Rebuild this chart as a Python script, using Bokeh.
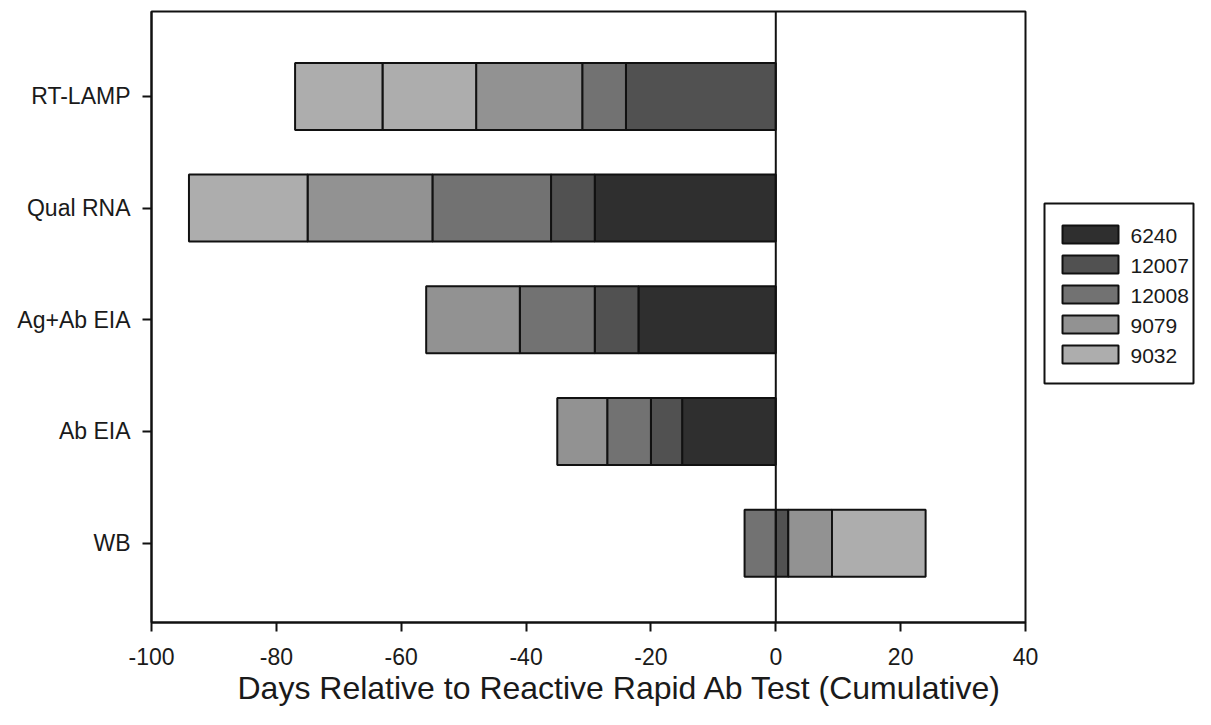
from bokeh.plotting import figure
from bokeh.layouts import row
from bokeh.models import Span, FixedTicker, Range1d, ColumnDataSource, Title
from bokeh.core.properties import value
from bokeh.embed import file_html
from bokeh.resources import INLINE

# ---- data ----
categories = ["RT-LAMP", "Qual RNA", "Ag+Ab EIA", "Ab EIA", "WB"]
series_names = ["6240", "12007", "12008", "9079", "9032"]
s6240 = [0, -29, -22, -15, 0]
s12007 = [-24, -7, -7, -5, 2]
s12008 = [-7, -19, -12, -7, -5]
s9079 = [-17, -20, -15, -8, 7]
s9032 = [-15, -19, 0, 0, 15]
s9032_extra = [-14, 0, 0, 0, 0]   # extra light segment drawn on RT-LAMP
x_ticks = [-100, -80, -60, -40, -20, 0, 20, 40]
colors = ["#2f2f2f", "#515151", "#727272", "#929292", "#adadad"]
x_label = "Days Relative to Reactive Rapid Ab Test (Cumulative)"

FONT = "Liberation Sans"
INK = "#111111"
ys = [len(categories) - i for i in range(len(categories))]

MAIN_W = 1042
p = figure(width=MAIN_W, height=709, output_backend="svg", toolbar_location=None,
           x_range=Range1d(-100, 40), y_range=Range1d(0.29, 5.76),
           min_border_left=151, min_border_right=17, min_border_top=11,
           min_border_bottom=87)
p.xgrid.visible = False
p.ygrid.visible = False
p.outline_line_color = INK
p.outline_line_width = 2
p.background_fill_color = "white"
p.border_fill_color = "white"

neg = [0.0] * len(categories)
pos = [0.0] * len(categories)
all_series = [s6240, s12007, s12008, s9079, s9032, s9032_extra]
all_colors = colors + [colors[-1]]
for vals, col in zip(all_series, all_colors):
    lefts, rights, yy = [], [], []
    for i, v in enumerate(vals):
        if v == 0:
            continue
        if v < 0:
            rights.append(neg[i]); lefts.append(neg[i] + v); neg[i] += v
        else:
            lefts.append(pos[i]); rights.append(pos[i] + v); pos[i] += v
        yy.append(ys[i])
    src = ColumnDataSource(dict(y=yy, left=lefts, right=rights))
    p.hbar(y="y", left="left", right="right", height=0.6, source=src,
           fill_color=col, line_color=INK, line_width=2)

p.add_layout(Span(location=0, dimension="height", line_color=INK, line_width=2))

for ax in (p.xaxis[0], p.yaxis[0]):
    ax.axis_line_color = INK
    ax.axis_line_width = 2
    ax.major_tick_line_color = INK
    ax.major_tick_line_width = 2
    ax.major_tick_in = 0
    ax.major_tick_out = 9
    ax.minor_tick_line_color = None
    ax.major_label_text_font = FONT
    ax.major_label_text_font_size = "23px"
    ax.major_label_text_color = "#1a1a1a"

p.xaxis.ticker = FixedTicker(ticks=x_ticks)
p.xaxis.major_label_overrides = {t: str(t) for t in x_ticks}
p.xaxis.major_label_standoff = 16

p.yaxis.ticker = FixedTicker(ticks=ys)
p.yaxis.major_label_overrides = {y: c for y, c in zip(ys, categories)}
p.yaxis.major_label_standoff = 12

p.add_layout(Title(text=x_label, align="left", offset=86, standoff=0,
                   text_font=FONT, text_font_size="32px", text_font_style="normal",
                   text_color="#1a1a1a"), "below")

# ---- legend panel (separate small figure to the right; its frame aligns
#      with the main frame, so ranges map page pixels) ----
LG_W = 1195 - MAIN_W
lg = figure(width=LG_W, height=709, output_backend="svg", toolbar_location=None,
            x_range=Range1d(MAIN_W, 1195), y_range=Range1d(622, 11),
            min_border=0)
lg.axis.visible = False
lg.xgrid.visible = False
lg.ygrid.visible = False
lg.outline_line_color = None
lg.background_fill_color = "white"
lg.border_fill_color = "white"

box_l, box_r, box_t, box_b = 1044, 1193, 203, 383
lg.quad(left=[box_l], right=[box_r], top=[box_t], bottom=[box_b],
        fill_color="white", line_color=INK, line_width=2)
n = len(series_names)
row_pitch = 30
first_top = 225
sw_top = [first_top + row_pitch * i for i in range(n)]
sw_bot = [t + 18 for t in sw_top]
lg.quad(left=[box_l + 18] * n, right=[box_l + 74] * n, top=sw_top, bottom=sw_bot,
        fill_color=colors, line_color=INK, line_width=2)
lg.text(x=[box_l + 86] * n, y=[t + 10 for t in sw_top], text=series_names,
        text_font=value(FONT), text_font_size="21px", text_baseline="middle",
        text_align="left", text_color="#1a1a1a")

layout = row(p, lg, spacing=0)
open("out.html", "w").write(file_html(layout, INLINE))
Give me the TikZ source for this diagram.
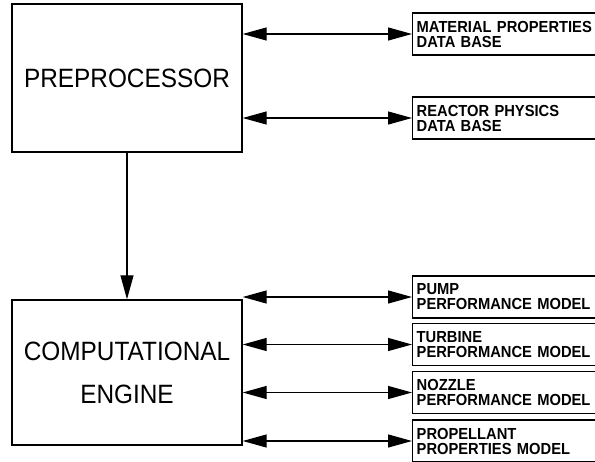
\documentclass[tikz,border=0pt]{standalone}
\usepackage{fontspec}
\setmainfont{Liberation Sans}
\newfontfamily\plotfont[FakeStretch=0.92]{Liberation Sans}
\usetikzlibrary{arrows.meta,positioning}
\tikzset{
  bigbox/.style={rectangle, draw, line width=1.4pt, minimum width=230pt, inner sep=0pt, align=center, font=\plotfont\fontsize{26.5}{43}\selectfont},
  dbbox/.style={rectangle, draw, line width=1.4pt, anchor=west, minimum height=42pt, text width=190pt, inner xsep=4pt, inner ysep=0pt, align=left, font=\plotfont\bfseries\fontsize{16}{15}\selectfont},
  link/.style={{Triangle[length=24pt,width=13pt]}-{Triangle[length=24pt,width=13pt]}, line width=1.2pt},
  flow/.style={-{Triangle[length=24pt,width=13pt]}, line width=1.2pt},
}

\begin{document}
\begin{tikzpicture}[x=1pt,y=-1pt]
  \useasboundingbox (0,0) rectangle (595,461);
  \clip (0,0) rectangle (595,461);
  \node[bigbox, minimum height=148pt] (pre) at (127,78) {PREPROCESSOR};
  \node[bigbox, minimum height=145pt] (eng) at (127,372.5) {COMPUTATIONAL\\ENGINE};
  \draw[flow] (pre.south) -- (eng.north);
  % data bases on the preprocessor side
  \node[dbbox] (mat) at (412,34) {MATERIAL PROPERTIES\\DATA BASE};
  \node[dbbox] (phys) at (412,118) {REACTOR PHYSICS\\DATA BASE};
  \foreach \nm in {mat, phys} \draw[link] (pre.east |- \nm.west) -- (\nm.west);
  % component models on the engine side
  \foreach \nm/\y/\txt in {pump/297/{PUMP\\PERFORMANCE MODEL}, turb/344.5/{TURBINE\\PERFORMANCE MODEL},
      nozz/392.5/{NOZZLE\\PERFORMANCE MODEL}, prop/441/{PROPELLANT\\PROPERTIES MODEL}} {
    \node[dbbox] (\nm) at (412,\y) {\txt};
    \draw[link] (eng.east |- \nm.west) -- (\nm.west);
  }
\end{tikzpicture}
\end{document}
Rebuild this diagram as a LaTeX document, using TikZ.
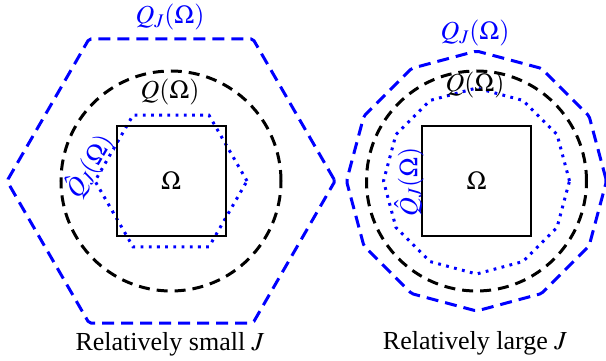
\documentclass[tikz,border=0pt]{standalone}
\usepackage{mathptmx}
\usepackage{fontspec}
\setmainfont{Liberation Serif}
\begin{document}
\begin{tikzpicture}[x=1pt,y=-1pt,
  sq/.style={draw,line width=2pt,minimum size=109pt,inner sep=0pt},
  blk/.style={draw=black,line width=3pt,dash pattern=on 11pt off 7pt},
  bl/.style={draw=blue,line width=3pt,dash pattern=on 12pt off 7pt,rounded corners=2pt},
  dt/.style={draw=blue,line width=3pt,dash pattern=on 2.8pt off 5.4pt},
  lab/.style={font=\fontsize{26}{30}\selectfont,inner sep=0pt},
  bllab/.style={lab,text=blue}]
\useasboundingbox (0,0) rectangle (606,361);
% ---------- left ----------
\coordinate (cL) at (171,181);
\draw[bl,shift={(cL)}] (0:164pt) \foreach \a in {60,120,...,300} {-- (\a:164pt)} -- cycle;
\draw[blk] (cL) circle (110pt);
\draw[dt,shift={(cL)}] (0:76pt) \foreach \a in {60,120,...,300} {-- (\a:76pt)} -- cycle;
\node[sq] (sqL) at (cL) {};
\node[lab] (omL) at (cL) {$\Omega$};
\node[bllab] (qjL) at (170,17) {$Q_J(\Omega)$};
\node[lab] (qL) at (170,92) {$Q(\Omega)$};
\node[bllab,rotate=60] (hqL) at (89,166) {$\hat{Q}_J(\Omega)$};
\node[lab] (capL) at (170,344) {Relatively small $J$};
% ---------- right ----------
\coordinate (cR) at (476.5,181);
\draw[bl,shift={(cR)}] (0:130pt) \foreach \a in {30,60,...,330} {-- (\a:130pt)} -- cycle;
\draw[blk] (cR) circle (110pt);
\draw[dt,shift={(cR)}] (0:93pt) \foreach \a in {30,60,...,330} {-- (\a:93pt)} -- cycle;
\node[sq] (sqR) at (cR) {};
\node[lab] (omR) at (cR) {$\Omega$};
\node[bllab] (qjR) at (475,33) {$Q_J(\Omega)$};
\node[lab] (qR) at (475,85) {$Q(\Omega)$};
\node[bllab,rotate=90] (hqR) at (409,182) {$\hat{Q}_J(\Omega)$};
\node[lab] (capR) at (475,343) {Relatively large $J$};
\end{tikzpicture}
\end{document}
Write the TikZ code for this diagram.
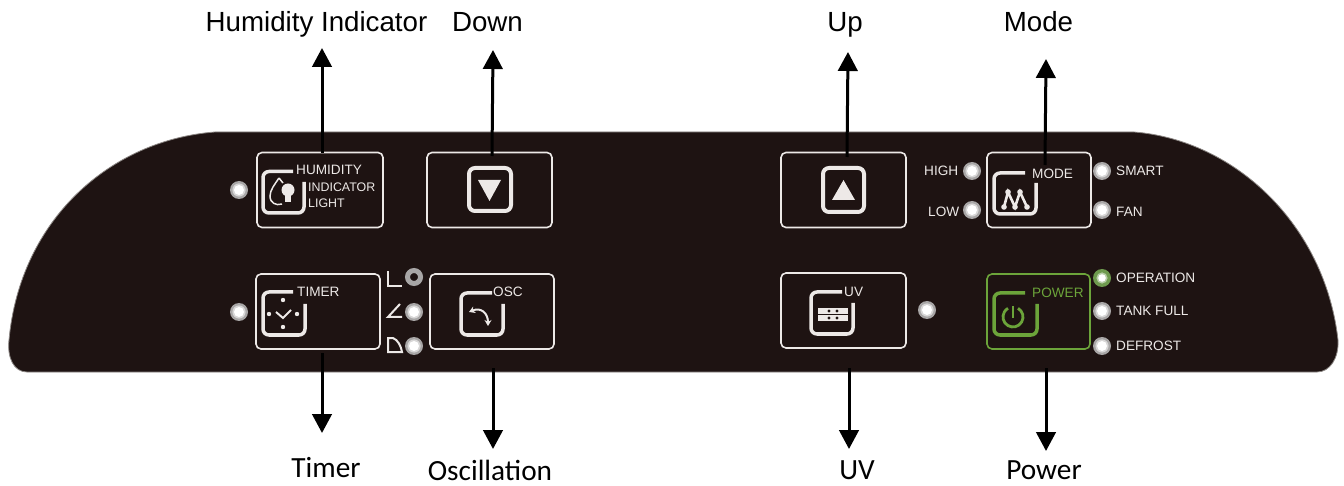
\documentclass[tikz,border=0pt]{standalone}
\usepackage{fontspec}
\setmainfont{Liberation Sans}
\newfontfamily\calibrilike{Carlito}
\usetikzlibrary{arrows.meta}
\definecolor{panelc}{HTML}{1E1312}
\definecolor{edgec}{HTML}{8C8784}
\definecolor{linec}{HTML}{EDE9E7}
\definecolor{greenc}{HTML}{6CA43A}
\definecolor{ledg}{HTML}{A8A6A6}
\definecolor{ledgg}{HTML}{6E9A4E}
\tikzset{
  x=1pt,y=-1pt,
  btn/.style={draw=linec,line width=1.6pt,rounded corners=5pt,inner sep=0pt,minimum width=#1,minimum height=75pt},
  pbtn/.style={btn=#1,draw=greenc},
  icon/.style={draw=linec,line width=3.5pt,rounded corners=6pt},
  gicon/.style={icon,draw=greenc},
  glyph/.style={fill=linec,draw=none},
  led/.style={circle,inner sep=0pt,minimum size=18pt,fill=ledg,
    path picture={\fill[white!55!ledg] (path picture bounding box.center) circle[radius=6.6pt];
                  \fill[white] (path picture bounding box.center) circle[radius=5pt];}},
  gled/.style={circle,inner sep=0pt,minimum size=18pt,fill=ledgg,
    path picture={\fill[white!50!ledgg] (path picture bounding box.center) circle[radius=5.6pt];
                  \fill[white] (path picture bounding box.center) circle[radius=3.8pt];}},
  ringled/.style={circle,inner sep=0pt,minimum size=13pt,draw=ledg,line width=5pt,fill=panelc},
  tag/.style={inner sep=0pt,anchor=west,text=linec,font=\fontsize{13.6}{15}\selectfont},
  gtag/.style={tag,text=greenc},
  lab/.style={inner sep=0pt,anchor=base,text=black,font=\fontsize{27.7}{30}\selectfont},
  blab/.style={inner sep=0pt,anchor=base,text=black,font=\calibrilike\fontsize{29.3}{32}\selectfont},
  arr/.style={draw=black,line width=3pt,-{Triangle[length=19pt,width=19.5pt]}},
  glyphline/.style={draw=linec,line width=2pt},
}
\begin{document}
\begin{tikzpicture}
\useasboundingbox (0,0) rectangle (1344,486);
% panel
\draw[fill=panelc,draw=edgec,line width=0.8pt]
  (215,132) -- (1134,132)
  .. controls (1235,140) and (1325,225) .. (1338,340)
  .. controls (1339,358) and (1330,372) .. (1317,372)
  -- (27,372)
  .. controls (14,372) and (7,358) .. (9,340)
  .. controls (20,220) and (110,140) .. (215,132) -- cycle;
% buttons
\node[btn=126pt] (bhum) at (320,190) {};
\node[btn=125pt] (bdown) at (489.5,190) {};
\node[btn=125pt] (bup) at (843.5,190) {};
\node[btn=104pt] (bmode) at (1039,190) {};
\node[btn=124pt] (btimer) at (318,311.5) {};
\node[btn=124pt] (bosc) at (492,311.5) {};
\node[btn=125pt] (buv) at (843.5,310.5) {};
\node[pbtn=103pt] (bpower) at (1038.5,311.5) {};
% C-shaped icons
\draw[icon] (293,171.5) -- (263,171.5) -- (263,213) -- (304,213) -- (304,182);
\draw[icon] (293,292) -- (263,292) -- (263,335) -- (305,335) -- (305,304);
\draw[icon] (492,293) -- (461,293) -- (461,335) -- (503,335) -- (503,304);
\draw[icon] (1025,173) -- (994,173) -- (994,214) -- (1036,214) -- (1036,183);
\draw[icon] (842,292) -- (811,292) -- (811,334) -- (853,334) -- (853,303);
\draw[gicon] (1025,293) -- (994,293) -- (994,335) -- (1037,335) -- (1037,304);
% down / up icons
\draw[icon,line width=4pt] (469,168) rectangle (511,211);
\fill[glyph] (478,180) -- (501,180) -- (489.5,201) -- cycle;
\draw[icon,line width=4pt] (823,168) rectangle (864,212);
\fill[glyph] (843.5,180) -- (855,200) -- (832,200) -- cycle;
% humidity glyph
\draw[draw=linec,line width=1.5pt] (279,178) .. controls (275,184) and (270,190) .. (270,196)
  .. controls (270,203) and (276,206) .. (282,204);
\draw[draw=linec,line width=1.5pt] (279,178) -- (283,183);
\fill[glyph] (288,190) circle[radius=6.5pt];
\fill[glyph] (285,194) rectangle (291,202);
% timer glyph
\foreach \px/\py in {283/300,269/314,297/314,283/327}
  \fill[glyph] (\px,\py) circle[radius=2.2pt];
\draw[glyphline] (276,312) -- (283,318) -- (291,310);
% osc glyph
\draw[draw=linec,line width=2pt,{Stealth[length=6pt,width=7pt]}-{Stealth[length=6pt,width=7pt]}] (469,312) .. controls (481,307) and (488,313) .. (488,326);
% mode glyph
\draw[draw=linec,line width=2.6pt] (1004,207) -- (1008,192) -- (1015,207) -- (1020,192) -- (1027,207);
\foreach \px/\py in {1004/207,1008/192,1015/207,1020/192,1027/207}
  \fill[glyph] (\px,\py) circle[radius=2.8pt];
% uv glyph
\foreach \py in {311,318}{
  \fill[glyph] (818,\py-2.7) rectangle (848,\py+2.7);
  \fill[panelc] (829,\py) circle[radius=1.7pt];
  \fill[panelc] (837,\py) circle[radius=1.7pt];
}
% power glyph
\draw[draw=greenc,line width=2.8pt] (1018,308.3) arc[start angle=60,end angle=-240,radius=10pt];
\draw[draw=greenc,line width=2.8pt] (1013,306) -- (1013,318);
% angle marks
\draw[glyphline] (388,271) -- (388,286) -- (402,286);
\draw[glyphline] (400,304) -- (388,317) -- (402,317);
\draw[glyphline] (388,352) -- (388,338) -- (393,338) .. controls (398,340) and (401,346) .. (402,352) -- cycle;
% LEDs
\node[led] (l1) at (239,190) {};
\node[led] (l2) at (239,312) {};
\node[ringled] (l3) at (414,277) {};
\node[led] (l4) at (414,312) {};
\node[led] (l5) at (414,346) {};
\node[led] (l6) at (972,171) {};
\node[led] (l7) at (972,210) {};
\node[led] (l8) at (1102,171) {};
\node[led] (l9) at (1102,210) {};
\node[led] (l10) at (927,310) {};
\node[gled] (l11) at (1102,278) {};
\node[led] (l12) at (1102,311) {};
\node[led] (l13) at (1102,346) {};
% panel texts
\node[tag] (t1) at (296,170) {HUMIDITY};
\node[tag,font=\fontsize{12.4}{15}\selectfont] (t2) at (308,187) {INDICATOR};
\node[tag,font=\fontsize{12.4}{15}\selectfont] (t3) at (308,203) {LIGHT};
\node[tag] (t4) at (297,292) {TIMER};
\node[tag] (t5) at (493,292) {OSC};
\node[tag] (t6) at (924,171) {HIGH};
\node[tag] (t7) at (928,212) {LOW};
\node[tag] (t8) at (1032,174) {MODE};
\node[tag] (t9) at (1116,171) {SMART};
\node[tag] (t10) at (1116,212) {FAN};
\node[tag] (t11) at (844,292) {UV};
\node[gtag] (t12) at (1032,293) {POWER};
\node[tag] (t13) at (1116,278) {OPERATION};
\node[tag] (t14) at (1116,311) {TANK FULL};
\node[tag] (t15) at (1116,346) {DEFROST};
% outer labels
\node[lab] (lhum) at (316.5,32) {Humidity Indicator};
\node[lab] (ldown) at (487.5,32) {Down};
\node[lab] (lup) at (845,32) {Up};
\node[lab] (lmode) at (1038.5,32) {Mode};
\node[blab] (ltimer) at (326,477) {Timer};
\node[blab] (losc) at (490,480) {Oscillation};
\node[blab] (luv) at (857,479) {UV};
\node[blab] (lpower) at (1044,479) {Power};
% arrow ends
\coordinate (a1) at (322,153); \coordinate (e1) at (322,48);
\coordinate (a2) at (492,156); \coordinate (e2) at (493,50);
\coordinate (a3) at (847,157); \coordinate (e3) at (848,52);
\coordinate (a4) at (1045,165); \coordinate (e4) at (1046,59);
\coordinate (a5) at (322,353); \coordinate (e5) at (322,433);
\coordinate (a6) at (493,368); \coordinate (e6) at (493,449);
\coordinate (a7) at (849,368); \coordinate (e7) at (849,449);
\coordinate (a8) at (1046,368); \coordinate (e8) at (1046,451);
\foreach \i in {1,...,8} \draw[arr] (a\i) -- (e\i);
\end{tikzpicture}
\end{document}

** PROBLEM STATEMENT **
Without the pictures, return the listing above from its first line through the line that has "ys = [len(categories)".

** ANSWER TO THE EXERCISE **
Rebuild this chart as a Python script, using Bokeh.
from bokeh.plotting import figure
from bokeh.layouts import row
from bokeh.models import Span, FixedTicker, Range1d, ColumnDataSource, Title
from bokeh.core.properties import value
from bokeh.embed import file_html
from bokeh.resources import INLINE

# ---- data ----
categories = ["RT-LAMP", "Qual RNA", "Ag+Ab EIA", "Ab EIA", "WB"]
series_names = ["6240", "12007", "12008", "9079", "9032"]
s6240 = [0, -29, -22, -15, 0]
s12007 = [-24, -7, -7, -5, 2]
s12008 = [-7, -19, -12, -7, -5]
s9079 = [-17, -20, -15, -8, 7]
s9032 = [-15, -19, 0, 0, 15]
s9032_extra = [-14, 0, 0, 0, 0]   # extra light segment drawn on RT-LAMP
x_ticks = [-100, -80, -60, -40, -20, 0, 20, 40]
colors = ["#2f2f2f", "#515151", "#727272", "#929292", "#adadad"]
x_label = "Days Relative to Reactive Rapid Ab Test (Cumulative)"

FONT = "Liberation Sans"
INK = "#111111"
ys = [len(categories) - i for i in range(len(categories))]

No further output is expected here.